В результате, человеческий разум занимает на Земле уникальное положение. Он одновременно и включен в систему органической жизни, и представляет собой нечто, качественно от нее отличающееся.
Так, человеческий разум, будучи плодом эволюции, оказался сопоставим с самой эволюцией по уровню решаемых задач. И это невиданное положение дает нам основание предположить, что его работа может быть организована на тех же принципах, которые были использованы (или прошли успешную апробацию) в ходе развития органической жизни на Земле.
Подобно тому, как современный человек лепит компьютерные программы, используя свой собственный образ (или, по крайней мере, стремится к этому); подобно тому, как Бог Иосифа и Иакова в свое время создал по своему образу и подобию Адама, эволюция, на данном историческом отрезке, создала нечто, по образу и подобию своему, с тем, чтобы ЭТО могло ставить и решать задачи по уровню не уступающие тем, которые до сих пор были доступны лишь самой Природе.
Если вспомнить принципы организации работы самого мозга, то нетрудно убедиться, что даже с чисто физиологической точки зрения, он представляет собой комбинацию функций на разных уровнях с работой целостной структуры. Нейрофизиолог Роуз пишет об этом следующим образом:
«…Если под уровнем понимать масштаб, как это делает Чёрчленд, то сколько нейронов и синапсов содержат или представляют одиночное воспоминание? Даже если отвергнуть идею клеточного алфавита памяти, обсуждавшуюся в главе 9, то и в других коннекционистских теориях подразумевается, что местом памяти служит отдельный, хотя и разбросанный клеточный ансамбль. Судя по тому, что во всех биохимических экспериментах выявляются измеримые сдвиги в относительно больших участках мозга (гиппокампе, IMHV и т.п.), такой ансамбль имеет порядочные размеры, иначе эти сдвиги нельзя было бы обнаружить при разрешающей способности наших приборов. Опыты с повреждением мозга говорят о том, что энграмма не может быть локализована в какой-то одной его области. Но я считаю возможным пойти дальше и утверждаю, что в некотором важном смысле память и вовсе не заключена в каком-то небольшом наборе нейронов, а должна пониматься как свойство всего мозга и даже целого организма. Чем можно оправдать столь парадоксальный вывод после всего, что говорилось в главах 10 и 11 о возможности локализации клеточных изменений в небольших участках мозга? Дело в том, что место первичного изменения не эквивалентно локализации свойства, которое в результате изменяется. Вернемся к аналогии с магнитофоном. Когда я записываю на ленту музыкальный фрагмент, его энграммой служат изменения магнитных свойств ленты, но для того, чтобы использовать эти свойства - воспроизвести музыку, - недостаточно одной только ленты, необходимы головка, электронная система и динамик, которые собственно и образуют аппарат. Именно это я имею в виду, когда говорю, что идентификация места хранения, т.е. энграммы, - не то же самое, что выяснение механизма или места воспроизведения. Поэтому уровень, на котором возможно понимание памяти, - это уровень системы в целом».
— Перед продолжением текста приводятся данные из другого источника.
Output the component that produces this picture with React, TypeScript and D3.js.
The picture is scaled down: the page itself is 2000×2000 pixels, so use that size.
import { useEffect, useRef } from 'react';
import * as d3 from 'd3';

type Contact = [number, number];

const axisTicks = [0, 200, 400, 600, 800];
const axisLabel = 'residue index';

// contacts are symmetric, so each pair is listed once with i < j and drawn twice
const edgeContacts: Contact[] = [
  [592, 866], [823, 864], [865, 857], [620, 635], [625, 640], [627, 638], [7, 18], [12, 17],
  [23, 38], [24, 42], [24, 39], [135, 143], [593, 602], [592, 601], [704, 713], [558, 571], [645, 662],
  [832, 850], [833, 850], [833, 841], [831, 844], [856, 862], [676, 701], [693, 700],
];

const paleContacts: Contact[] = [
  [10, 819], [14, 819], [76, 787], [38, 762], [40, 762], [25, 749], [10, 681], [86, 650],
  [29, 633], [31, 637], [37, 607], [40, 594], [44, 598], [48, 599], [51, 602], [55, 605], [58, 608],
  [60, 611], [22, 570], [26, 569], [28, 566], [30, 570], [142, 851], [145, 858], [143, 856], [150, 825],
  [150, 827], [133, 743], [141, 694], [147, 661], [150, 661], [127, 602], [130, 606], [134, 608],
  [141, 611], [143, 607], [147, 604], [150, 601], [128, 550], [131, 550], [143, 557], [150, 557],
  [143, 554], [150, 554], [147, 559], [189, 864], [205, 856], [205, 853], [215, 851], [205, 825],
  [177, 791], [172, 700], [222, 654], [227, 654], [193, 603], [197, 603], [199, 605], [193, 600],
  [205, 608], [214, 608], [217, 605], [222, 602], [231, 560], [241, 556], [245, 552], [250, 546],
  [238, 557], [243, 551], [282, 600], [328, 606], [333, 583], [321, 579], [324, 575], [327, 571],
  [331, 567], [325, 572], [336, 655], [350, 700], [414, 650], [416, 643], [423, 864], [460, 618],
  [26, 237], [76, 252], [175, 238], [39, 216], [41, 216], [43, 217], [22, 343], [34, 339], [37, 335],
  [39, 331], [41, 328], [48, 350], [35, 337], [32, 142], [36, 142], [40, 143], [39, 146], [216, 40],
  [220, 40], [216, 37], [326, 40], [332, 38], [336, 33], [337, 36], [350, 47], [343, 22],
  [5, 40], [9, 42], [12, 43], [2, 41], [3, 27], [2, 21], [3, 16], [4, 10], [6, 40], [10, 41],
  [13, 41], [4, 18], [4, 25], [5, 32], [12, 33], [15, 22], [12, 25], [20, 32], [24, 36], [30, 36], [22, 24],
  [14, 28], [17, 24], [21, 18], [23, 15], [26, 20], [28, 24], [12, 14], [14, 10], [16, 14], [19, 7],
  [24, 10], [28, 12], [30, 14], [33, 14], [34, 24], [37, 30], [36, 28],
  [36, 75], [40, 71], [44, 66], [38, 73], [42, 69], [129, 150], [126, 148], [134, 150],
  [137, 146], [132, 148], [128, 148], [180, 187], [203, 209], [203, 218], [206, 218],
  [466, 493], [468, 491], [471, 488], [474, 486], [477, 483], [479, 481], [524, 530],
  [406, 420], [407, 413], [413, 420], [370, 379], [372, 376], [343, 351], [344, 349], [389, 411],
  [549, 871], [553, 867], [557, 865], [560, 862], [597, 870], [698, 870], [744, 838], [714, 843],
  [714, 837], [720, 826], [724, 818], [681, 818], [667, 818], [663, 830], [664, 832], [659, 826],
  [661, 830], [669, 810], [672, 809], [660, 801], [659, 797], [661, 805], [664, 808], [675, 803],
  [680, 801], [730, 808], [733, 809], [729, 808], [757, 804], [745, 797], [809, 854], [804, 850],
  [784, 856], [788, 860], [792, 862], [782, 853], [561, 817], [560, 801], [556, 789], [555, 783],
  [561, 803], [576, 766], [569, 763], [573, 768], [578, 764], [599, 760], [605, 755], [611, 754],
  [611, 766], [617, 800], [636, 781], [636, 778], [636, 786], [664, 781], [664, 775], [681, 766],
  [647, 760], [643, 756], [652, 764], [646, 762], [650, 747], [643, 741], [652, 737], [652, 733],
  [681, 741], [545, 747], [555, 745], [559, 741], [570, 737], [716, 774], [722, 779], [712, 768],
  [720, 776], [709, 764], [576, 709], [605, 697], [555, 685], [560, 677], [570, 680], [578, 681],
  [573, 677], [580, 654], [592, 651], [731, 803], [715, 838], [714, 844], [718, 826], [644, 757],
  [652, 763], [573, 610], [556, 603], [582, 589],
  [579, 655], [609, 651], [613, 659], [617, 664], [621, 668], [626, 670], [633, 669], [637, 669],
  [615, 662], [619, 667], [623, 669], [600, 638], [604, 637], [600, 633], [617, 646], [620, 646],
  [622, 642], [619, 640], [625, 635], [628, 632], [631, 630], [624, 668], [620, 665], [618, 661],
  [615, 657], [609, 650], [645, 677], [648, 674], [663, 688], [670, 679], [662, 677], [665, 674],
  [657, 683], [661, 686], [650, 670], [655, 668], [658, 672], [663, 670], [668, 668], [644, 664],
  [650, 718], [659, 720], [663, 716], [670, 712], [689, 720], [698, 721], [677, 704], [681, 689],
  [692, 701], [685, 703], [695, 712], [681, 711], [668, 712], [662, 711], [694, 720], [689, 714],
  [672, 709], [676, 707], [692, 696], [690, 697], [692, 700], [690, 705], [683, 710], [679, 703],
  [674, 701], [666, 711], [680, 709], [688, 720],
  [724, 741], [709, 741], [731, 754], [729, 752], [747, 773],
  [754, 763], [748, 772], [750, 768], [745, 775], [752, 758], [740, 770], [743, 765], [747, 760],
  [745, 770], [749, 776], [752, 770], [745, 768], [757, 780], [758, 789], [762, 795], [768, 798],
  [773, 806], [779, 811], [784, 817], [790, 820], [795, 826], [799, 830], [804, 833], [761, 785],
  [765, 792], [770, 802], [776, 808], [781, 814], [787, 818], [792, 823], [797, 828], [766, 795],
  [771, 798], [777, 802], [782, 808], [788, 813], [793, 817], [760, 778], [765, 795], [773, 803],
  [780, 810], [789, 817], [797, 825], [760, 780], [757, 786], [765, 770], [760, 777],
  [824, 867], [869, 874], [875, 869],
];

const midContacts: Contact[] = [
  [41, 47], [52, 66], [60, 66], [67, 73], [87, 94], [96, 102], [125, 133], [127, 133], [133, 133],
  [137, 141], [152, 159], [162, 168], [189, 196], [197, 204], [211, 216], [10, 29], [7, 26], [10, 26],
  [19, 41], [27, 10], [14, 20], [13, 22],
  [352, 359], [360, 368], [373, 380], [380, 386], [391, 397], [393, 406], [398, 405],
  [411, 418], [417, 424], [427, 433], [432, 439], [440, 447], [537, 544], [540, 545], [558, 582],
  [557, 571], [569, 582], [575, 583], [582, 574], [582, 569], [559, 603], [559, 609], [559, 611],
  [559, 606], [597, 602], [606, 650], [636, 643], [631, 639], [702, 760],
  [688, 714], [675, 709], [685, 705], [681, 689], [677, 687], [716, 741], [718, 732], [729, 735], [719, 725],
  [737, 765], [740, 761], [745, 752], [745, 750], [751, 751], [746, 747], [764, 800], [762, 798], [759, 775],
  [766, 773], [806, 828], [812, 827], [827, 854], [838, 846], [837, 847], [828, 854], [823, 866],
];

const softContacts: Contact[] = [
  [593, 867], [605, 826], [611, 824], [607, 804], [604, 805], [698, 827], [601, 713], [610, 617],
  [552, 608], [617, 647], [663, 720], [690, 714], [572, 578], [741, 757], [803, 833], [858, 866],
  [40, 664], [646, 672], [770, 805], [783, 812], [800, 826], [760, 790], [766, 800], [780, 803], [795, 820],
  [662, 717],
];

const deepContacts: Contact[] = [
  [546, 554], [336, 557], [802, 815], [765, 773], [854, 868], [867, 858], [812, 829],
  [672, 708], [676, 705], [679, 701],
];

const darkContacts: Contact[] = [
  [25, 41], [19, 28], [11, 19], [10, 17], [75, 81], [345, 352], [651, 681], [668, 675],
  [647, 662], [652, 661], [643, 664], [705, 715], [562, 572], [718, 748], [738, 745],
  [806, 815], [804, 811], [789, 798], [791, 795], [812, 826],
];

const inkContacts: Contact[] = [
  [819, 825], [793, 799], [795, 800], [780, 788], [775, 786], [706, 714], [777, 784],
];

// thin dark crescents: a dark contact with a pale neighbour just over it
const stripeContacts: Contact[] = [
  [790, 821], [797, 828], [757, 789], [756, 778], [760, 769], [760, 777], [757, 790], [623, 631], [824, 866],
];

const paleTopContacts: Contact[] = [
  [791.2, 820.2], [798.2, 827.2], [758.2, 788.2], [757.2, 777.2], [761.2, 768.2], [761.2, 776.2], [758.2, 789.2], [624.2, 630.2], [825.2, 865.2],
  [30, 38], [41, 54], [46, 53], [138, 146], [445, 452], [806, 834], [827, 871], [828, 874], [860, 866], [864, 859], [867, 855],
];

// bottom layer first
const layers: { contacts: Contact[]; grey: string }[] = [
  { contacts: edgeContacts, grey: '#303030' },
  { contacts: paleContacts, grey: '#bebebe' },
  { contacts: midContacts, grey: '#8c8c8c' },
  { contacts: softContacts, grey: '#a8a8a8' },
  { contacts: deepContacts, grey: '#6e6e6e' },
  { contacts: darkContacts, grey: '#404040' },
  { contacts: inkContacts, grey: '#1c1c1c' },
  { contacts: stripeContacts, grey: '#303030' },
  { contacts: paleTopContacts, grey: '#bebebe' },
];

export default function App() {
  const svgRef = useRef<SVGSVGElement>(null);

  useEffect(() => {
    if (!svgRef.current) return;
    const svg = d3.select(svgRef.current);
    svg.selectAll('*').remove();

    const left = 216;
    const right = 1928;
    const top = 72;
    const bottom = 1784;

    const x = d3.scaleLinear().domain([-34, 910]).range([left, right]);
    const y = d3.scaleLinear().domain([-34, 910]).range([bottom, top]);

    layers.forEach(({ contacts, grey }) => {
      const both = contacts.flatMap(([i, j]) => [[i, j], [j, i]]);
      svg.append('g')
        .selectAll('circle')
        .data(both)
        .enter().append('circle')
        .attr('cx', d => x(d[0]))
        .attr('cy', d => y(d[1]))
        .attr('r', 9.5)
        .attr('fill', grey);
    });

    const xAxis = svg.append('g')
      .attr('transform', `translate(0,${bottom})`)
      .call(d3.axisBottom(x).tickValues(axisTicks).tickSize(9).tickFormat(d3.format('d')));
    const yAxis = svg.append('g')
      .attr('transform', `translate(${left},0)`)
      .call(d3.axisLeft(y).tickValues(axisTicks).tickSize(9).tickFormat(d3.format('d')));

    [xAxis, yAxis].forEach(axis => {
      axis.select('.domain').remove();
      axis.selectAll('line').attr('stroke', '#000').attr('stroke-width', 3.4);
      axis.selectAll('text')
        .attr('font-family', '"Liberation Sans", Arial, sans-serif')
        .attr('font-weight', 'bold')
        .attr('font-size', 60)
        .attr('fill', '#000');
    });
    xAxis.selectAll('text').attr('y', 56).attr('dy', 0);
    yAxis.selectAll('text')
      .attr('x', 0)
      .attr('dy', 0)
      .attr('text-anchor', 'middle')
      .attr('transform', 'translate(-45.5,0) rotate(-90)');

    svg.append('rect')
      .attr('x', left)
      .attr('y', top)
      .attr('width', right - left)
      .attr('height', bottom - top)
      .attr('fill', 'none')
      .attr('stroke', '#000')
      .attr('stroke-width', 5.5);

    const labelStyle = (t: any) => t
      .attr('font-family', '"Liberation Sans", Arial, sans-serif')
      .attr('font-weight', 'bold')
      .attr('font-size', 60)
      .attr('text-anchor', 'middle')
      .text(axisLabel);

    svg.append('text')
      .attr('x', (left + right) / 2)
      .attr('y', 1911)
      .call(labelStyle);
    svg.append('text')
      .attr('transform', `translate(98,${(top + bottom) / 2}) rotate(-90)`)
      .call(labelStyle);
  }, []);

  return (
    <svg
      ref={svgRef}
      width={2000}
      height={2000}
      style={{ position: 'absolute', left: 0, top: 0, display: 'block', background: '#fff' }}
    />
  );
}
[1] Из этого соображения, очевидно, и следует исходить, пытаясь описать механизмы, задействованные в обеспечении работы нашего мышления.
Итак, я предполагаю, что работа мышления так же, как и органическая жизнь, основана на существовании в нем элементов и их многоуровневых систем.
И если элементы органических систем нам хорошо известны, то «виртуальные» элементы нашего сознания более чем неопределенны. Нам трудно выделить их в силу самой специфики нашего системного мышления. Ведь системы, а следовательно и наши образы, целостны. Ну а выяснить с помощью простой рефлексии, где же часть, и что такое целое, будет для нас делом достаточно трудным. Однако, несмотря на эти трудности, представить о чем идет речь мы можем вполне.
[1] С. Роуз «Устройство памяти», М., 1995, стр. 360-361.